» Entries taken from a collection
======
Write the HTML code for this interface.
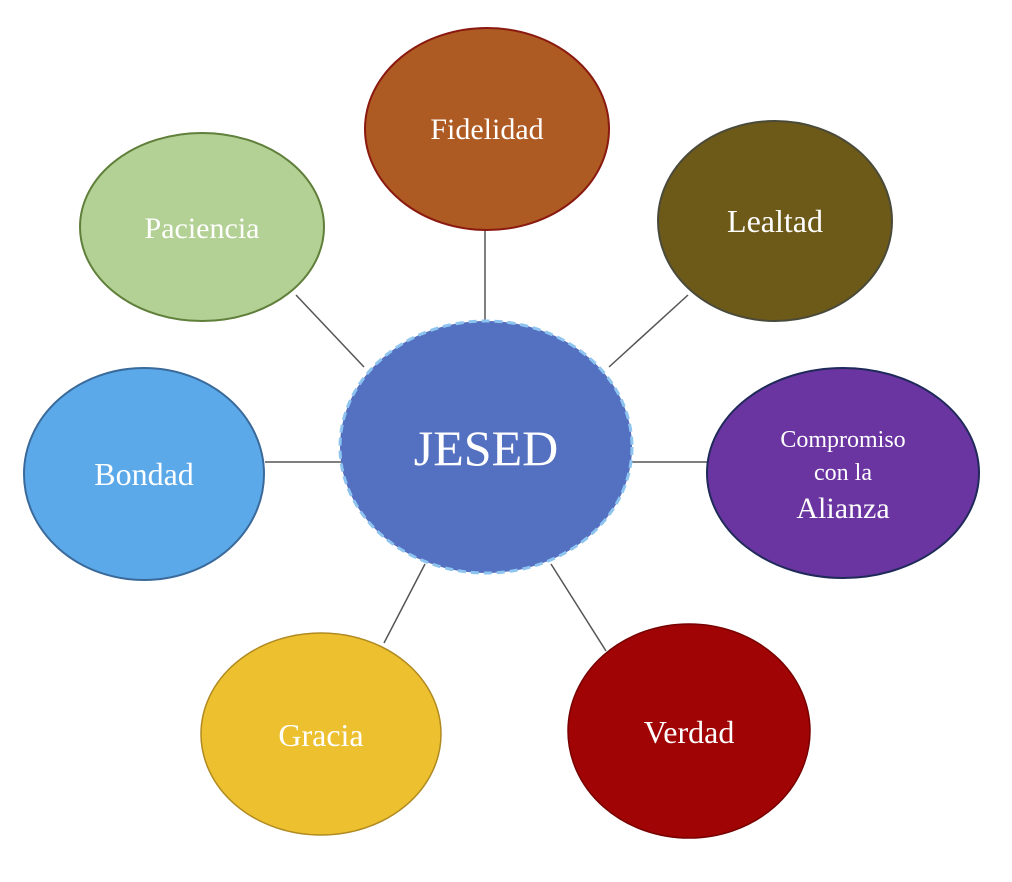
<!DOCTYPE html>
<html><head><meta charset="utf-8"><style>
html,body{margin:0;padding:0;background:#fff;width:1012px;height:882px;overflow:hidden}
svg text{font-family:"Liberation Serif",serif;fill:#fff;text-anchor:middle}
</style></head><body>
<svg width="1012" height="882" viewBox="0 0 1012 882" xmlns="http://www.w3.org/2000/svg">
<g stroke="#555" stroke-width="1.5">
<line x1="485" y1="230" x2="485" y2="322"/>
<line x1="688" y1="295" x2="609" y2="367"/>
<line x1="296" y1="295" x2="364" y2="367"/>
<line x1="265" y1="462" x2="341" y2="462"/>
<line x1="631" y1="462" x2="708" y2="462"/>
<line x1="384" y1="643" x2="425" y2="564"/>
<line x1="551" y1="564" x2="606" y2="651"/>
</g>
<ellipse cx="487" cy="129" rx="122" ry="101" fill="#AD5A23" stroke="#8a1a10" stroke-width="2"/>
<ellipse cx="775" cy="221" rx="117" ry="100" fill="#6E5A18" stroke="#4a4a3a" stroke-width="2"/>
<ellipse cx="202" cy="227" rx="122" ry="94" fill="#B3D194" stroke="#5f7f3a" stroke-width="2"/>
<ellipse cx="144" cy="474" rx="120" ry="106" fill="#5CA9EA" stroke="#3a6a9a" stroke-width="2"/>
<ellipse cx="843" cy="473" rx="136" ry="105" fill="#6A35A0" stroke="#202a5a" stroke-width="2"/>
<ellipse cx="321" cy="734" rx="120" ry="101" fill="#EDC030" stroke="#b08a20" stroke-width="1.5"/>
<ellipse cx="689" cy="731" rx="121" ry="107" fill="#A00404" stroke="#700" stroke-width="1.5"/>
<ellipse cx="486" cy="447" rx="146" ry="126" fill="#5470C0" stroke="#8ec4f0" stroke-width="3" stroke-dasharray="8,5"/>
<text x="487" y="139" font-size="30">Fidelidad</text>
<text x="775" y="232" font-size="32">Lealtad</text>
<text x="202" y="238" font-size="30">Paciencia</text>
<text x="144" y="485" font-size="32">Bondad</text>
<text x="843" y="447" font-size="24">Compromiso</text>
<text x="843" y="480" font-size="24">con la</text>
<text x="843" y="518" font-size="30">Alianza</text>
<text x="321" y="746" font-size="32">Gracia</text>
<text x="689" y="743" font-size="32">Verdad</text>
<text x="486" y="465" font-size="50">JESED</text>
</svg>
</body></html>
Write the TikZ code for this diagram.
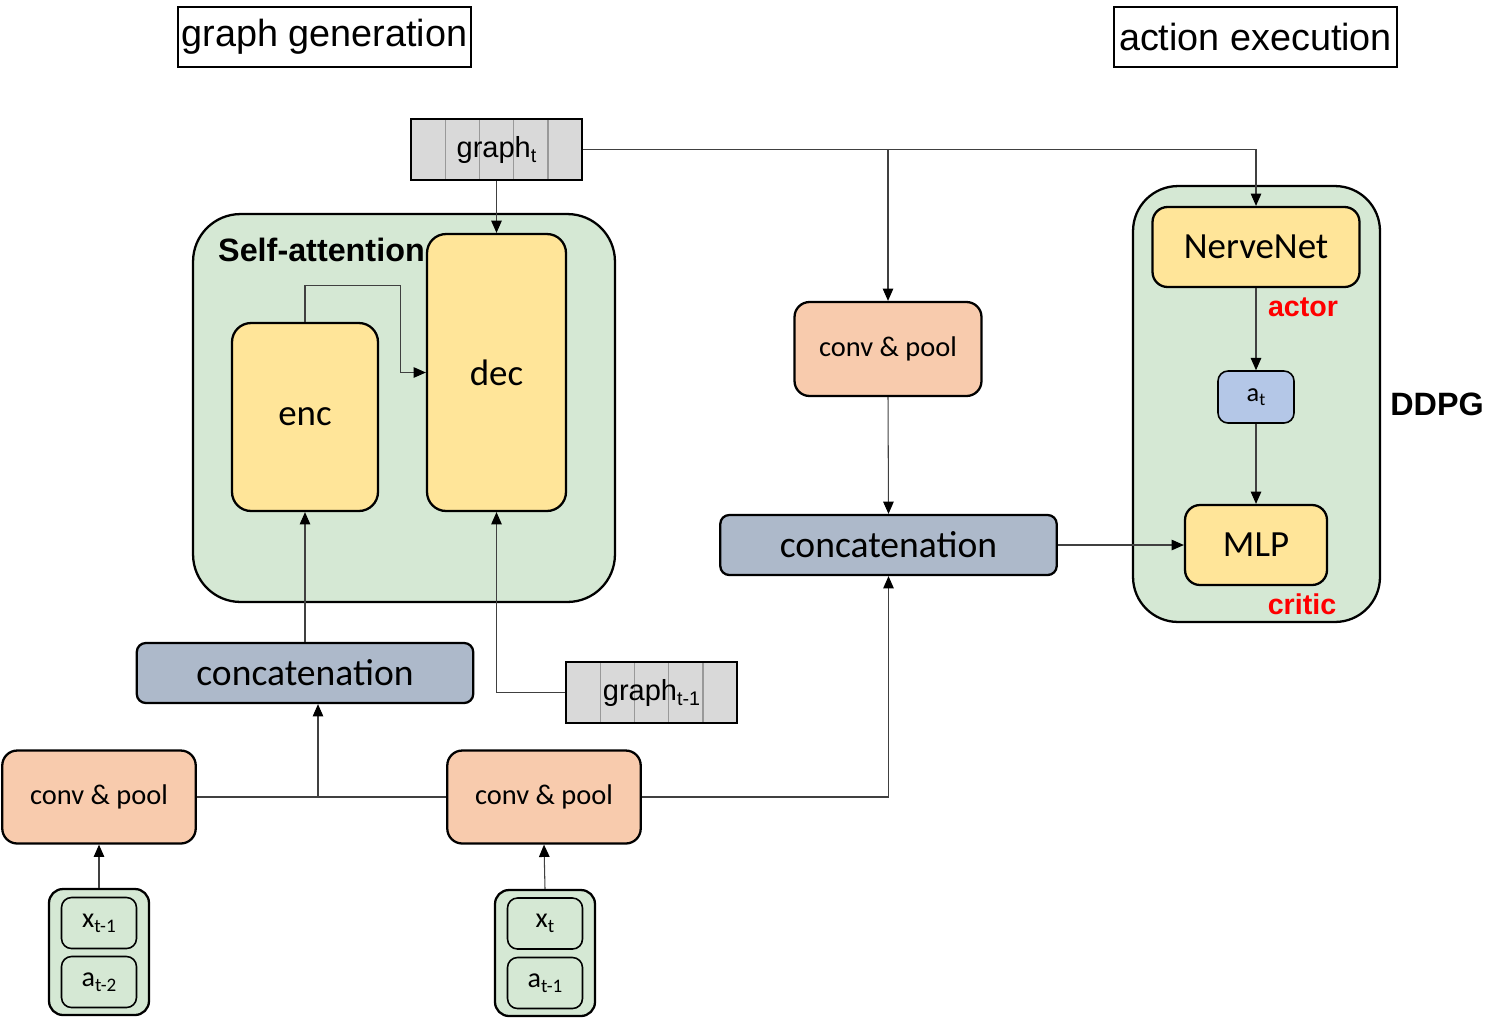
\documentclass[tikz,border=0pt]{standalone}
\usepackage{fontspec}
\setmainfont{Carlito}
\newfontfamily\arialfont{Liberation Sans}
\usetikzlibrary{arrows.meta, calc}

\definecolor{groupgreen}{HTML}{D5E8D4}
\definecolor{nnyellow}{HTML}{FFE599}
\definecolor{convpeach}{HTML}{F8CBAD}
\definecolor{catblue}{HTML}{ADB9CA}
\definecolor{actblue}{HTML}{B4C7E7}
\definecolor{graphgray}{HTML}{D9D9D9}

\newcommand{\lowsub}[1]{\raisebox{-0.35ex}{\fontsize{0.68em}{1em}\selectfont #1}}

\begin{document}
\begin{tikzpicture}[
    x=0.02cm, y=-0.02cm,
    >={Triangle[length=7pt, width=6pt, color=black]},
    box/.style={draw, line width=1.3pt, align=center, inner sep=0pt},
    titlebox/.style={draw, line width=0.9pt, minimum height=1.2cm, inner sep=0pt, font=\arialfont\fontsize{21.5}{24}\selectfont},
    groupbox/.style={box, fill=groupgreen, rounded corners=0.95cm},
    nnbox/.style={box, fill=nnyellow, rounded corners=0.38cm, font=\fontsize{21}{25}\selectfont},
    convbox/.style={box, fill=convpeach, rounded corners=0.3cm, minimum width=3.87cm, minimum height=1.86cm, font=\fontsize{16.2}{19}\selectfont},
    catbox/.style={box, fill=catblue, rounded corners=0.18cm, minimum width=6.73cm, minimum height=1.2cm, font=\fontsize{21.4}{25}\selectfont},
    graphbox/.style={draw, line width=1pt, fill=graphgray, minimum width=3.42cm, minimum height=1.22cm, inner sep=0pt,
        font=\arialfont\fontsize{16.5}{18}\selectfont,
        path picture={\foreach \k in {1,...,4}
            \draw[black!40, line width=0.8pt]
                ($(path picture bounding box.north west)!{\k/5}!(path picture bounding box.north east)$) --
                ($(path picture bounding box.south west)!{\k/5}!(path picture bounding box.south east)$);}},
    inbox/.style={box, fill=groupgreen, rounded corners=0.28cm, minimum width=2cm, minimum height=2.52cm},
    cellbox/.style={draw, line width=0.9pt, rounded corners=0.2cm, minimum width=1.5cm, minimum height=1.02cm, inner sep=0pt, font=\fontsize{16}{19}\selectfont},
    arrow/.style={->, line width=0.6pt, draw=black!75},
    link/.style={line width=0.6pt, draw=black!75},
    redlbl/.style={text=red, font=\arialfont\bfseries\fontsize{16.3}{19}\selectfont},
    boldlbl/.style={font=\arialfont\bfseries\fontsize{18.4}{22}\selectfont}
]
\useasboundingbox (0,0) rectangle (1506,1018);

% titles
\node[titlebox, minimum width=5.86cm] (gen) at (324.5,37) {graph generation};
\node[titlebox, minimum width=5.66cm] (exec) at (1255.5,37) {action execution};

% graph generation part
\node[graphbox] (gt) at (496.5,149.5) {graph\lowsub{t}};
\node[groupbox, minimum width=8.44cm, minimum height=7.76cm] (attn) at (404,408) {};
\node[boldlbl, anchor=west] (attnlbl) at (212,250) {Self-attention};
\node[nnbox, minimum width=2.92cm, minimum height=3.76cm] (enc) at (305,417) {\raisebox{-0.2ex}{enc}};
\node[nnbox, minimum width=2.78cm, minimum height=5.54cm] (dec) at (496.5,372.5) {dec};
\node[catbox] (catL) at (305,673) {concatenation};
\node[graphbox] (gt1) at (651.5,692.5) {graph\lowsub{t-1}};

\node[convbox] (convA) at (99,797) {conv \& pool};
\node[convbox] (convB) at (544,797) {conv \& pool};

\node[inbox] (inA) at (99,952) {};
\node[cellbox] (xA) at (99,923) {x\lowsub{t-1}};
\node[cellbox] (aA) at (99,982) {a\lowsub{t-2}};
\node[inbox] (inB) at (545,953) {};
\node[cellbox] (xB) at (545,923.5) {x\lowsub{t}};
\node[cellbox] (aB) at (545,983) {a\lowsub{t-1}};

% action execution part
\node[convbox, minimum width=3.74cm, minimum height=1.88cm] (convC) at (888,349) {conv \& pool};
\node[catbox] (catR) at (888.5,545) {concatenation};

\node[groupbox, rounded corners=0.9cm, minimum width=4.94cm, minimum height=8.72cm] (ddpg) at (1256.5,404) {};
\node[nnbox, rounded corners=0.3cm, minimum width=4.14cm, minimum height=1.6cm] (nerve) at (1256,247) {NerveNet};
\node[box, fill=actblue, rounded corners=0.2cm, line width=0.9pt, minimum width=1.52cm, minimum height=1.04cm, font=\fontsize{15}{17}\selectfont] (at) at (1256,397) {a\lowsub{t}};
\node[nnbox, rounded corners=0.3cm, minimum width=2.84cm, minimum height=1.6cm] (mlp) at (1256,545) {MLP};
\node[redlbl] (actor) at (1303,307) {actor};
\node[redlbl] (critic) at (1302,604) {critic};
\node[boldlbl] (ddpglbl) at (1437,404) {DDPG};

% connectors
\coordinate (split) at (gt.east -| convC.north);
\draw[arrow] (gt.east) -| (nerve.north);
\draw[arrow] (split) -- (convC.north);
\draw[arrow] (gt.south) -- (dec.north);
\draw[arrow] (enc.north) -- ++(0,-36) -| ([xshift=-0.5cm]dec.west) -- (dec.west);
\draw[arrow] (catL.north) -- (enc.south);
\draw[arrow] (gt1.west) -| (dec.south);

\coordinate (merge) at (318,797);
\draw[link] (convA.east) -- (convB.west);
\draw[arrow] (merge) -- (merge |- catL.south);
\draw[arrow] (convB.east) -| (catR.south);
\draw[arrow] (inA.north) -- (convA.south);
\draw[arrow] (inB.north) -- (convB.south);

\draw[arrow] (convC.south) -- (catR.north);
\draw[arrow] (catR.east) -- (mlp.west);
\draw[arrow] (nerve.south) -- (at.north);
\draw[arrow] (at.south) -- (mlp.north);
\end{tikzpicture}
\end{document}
======
» Task details
Return, from the data, each line that has the word "Write" in it.

» Result of the exercise
Write the HTML code for this interface.
Write the TikZ code for this diagram.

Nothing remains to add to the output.